Denver's Drop Dead, Gorgeous brought progressive melodic metalcore to the mid-2000s scene with lush synth textures and dynamic vocal interplay between Danny Stillman's screams and clean passages. After three albums culminating in 'The Hot N' Heavy' charting on the Billboard 200, the band went on hiatus in 2011 before reemerging with new music over a decade later.
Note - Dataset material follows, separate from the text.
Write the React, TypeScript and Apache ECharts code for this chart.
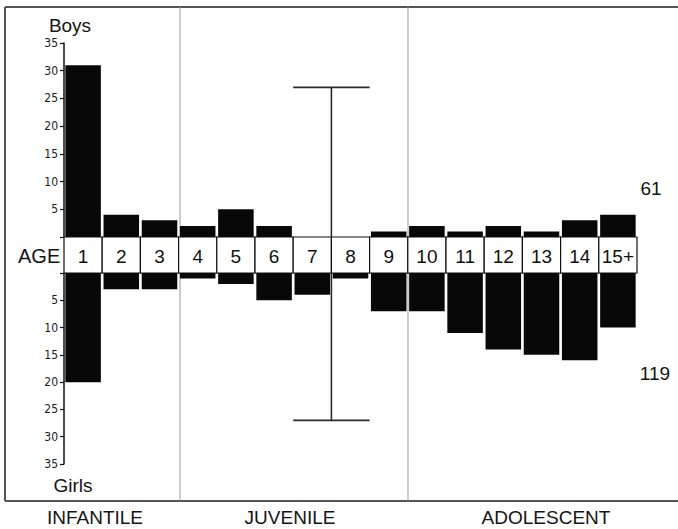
import React, { useEffect, useRef } from "react";
import * as echarts from "echarts";

const ages = ["1", "2", "3", "4", "5", "6", "7", "8", "9", "10", "11", "12", "13", "14", "15+"];
const boys = [31, 4, 3, 2, 5, 2, 0, 0, 1, 2, 1, 2, 1, 3, 4];
const girls = [20, 3, 3, 1, 2, 5, 4, 1, 7, 7, 11, 14, 15, 16, 10];
const axisMin = 0;
const axisMax = 35;
const axisStep = 5;
const errorBarAfter = "7";
const errorBarBoys = 27;
const errorBarGirls = 27;
const stages = ["INFANTILE", "JUVENILE", "ADOLESCENT"];
const sideLabels = ["Boys", "Girls", "AGE"];

const SANS = "'Liberation Sans', Arial, Helvetica, sans-serif";
const NARROW = "'Liberation Sans Narrow', 'DejaVu Sans Condensed', 'Liberation Sans', sans-serif";

export default function App() {
  const ref = useRef<HTMLDivElement>(null);

  useEffect(() => {
    if (!ref.current) return;
    const chart = echarts.init(ref.current, null, { renderer: "svg" });

    const totalBoys = boys.reduce((a, b) => a + b, 0);
    const totalGirls = girls.reduce((a, b) => a + b, 0);
    const ebIdx = ages.indexOf(errorBarAfter);

    const gridL = 64;
    const gridW = 573;

    const yAxisCommon = (gridIndex: number, inverse: boolean) => ({
      type: "value",
      gridIndex,
      min: axisMin,
      max: axisMax,
      interval: axisStep,
      inverse,
      axisLine: { show: true, lineStyle: { color: "#111", width: 1.5 } },
      axisTick: { show: true, length: 4, lineStyle: { color: "#111", width: 1.2 } },
      axisLabel: {
        margin: 6,
        color: "#1a1a1a",
        fontSize: 12,
        fontFamily: NARROW,
        formatter: (v: number) => (v === 0 ? "" : String(v)),
      },
      splitLine: { show: false },
    });

    const errorBarRender = (params: any, api: any) => {
      const i = api.value(0);
      const v = api.value(1);
      const tip = api.coord([i, v]);
      const base = api.coord([i, 0]);
      const w = api.size([1, 0])[0];
      const xb = tip[0] + w / 2;
      const style = { stroke: "#2a2a2a", lineWidth: 1.6 };
      return {
        type: "group",
        children: [
          { type: "line", shape: { x1: xb, y1: tip[1], x2: xb, y2: base[1] }, style },
          { type: "line", shape: { x1: xb - w, y1: tip[1], x2: xb + w, y2: tip[1] }, style },
        ],
      };
    };

    const txt = (text: string, x: number, y: number, fontSize: number, align = "center") => ({
      type: "text",
      x,
      y,
      style: { text, fontSize, fontFamily: SANS, fill: "#141414", align, verticalAlign: "middle" },
    });

    const option: any = {
      animation: false,
      backgroundColor: "#ffffff",
      grid: [
        { left: gridL, width: gridW, top: 43, height: 194 },
        { left: gridL, width: gridW, top: 237, height: 36 },
        { left: gridL, width: gridW, top: 273, height: 191 },
      ],
      xAxis: [0, 1, 2].map((g) => ({
        type: "category",
        gridIndex: g,
        data: ages,
        show: false,
      })),
      yAxis: [
        yAxisCommon(0, false),
        { type: "value", gridIndex: 1, min: 0, max: 1, show: false },
        yAxisCommon(2, true),
      ],
      series: [
        {
          type: "bar",
          name: "Boys",
          xAxisIndex: 0,
          yAxisIndex: 0,
          data: boys,
          barCategoryGap: "7%",
          itemStyle: { color: "#080808" },
          z: 3,
        },
        {
          type: "bar",
          name: "Girls",
          xAxisIndex: 2,
          yAxisIndex: 2,
          data: girls,
          barCategoryGap: "7%",
          itemStyle: { color: "#080808" },
          z: 3,
        },
        {
          type: "custom",
          name: "Age band",
          xAxisIndex: 1,
          yAxisIndex: 1,
          data: ages.map((_, i) => [i, 1]),
          z: 4,
          renderItem: (params: any, api: any) => {
            const i = api.value(0);
            const bottom = api.coord([i, 0]);
            const top = api.coord([i, 1]);
            const w = api.size([1, 0])[0];
            return {
              type: "group",
              children: [
                {
                  type: "rect",
                  shape: { x: bottom[0] - w / 2, y: top[1], width: w, height: bottom[1] - top[1] },
                  style: { fill: "#ffffff", stroke: "#111", lineWidth: 1.2 },
                },
                {
                  type: "text",
                  style: {
                    text: ages[params.dataIndex],
                    x: bottom[0],
                    y: (bottom[1] + top[1]) / 2 + 1,
                    align: "center",
                    verticalAlign: "middle",
                    fontSize: 19,
                    fontFamily: SANS,
                    fill: "#111",
                  },
                },
              ],
            };
          },
        },
        {
          type: "custom",
          name: "Range boys",
          xAxisIndex: 0,
          yAxisIndex: 0,
          data: [[ebIdx, errorBarBoys]],
          z: 5,
          renderItem: errorBarRender,
        },
        {
          type: "custom",
          name: "Range girls",
          xAxisIndex: 2,
          yAxisIndex: 2,
          data: [[ebIdx, errorBarGirls]],
          z: 5,
          renderItem: errorBarRender,
        },
      ],
      graphic: [
        { type: "line", z: 0, shape: { x1: 5, y1: 7, x2: 678, y2: 7 }, style: { stroke: "#555", lineWidth: 2 } },
        { type: "line", z: 0, shape: { x1: 5, y1: 7, x2: 5, y2: 501 }, style: { stroke: "#555", lineWidth: 2 } },
        { type: "line", z: 0, shape: { x1: 5, y1: 501, x2: 678, y2: 501 }, style: { stroke: "#555", lineWidth: 2 } },
        { type: "line", z: 0, shape: { x1: 180, y1: 7, x2: 180, y2: 501 }, style: { stroke: "#9a9a9a", lineWidth: 1 } },
        { type: "line", z: 0, shape: { x1: 408, y1: 7, x2: 408, y2: 501 }, style: { stroke: "#9a9a9a", lineWidth: 1 } },
        txt(sideLabels[0], 70, 25, 19),
        txt(sideLabels[1], 73, 485, 19),
        txt(sideLabels[2], 18, 256, 20, "left"),
        txt(stages[0], 95, 517, 19),
        txt(stages[1], 290, 517, 19),
        txt(stages[2], 546, 517, 19),
        txt(String(totalBoys), 651, 188, 19),
        txt(String(totalGirls), 655, 373, 19),
      ],
    };

    chart.setOption(option);
    return () => chart.dispose();
  }, []);

  return (
    <div
      ref={ref}
      style={{ position: "absolute", left: 0, top: 0, width: 678, height: 529, background: "#fff" }}
    />
  );
}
Drug Church are an Albany, New York post-hardcore band whose music combines punk pressure, grunge-stained guitar hooks, and Patrick Kindlon's dry, cutting vocal perspective. Beginning as a side project in the early 2010s, the band grew into one of the most distinctive names in modern punk-adjacent rock through releases such as Paul Walker, Hit Your Head, Cheer, Hygiene, and Prude. Drug Church fit punk scope through post-hardcore, melodic hardcore, and punk rock, but their appeal also comes from the way they smuggle big alternative-rock choruses into songs that still feel abrasive and suspicious of easy sentiment. The guitars often sound thick and jangling at the same time, the rhythm section keeps a hard forward push, and Kindlon's lyrics turn everyday disappointment into sharply observed scenes. They are not a nostalgia act, though they understand the value of 1990s texture and hardcore economy. Drug Church's best songs feel like walking away from an argument with better lines arriving too late: catchy, annoyed, funny, bruised, and full of motion.